WHAT YOU HAVE TO DO ▸ It is required that all of the data be written out exactly.

SUPPLIED DATA ▸
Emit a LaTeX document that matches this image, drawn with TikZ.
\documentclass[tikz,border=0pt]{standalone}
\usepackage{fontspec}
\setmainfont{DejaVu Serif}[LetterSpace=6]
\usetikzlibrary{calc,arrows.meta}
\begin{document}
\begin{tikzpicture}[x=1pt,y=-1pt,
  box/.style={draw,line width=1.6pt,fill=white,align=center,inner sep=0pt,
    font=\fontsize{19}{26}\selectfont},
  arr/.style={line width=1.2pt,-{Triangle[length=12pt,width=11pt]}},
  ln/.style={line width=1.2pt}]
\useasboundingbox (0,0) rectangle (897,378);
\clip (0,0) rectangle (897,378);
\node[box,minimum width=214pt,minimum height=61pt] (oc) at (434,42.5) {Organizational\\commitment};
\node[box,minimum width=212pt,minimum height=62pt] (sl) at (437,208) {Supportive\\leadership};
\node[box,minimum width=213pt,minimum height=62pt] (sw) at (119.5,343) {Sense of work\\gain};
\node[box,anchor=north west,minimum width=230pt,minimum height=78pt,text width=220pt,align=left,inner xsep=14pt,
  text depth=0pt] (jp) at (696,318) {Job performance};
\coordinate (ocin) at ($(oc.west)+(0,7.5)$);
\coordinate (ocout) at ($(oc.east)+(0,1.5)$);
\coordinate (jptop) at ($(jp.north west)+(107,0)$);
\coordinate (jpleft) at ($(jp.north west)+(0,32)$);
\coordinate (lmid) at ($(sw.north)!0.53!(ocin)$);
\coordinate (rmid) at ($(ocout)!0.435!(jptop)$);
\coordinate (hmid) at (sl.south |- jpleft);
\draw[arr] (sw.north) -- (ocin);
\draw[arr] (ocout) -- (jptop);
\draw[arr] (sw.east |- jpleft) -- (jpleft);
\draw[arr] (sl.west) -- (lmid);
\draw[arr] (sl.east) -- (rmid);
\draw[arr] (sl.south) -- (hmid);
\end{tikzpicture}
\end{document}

RESULT FOR THIS EXERCISE ▸
Emit a LaTeX document that matches this image, drawn with TikZ.
\documentclass[tikz,border=0pt]{standalone}
\usepackage{fontspec}
\setmainfont{DejaVu Serif}[LetterSpace=6]
\usetikzlibrary{calc,arrows.meta}
\begin{document}
\begin{tikzpicture}[x=1pt,y=-1pt,
  box/.style={draw,line width=1.6pt,fill=white,align=center,inner sep=0pt,
    font=\fontsize{19}{26}\selectfont},
  arr/.style={line width=1.2pt,-{Triangle[length=12pt,width=11pt]}},
  ln/.style={line width=1.2pt}]
\useasboundingbox (0,0) rectangle (897,378);
\clip (0,0) rectangle (897,378);
\node[box,minimum width=214pt,minimum height=61pt] (oc) at (434,42.5) {Organizational\\commitment};
\node[box,minimum width=212pt,minimum height=62pt] (sl) at (437,208) {Supportive\\leadership};
\node[box,minimum width=213pt,minimum height=62pt] (sw) at (119.5,343) {Sense of work\\gain};
\node[box,anchor=north west,minimum width=230pt,minimum height=78pt,text width=220pt,align=left,inner xsep=14pt,
  text depth=0pt] (jp) at (696,318) {Job performance};
\coordinate (ocin) at ($(oc.west)+(0,7.5)$);
\coordinate (ocout) at ($(oc.east)+(0,1.5)$);
\coordinate (jptop) at ($(jp.north west)+(107,0)$);
\coordinate (jpleft) at ($(jp.north west)+(0,32)$);
\coordinate (lmid) at ($(sw.north)!0.53!(ocin)$);
\coordinate (rmid) at ($(ocout)!0.435!(jptop)$);
\coordinate (hmid) at (sl.south |- jpleft);
\draw[arr] (sw.north) -- (ocin);
\draw[arr] (ocout) -- (jptop);
\draw[arr] (sw.east |- jpleft) -- (jpleft);
\draw[arr] (sl.west) -- (lmid);
\draw[arr] (sl.east) -- (rmid);
\draw[arr] (sl.south) -- (hmid);
\end{tikzpicture}
\end{document}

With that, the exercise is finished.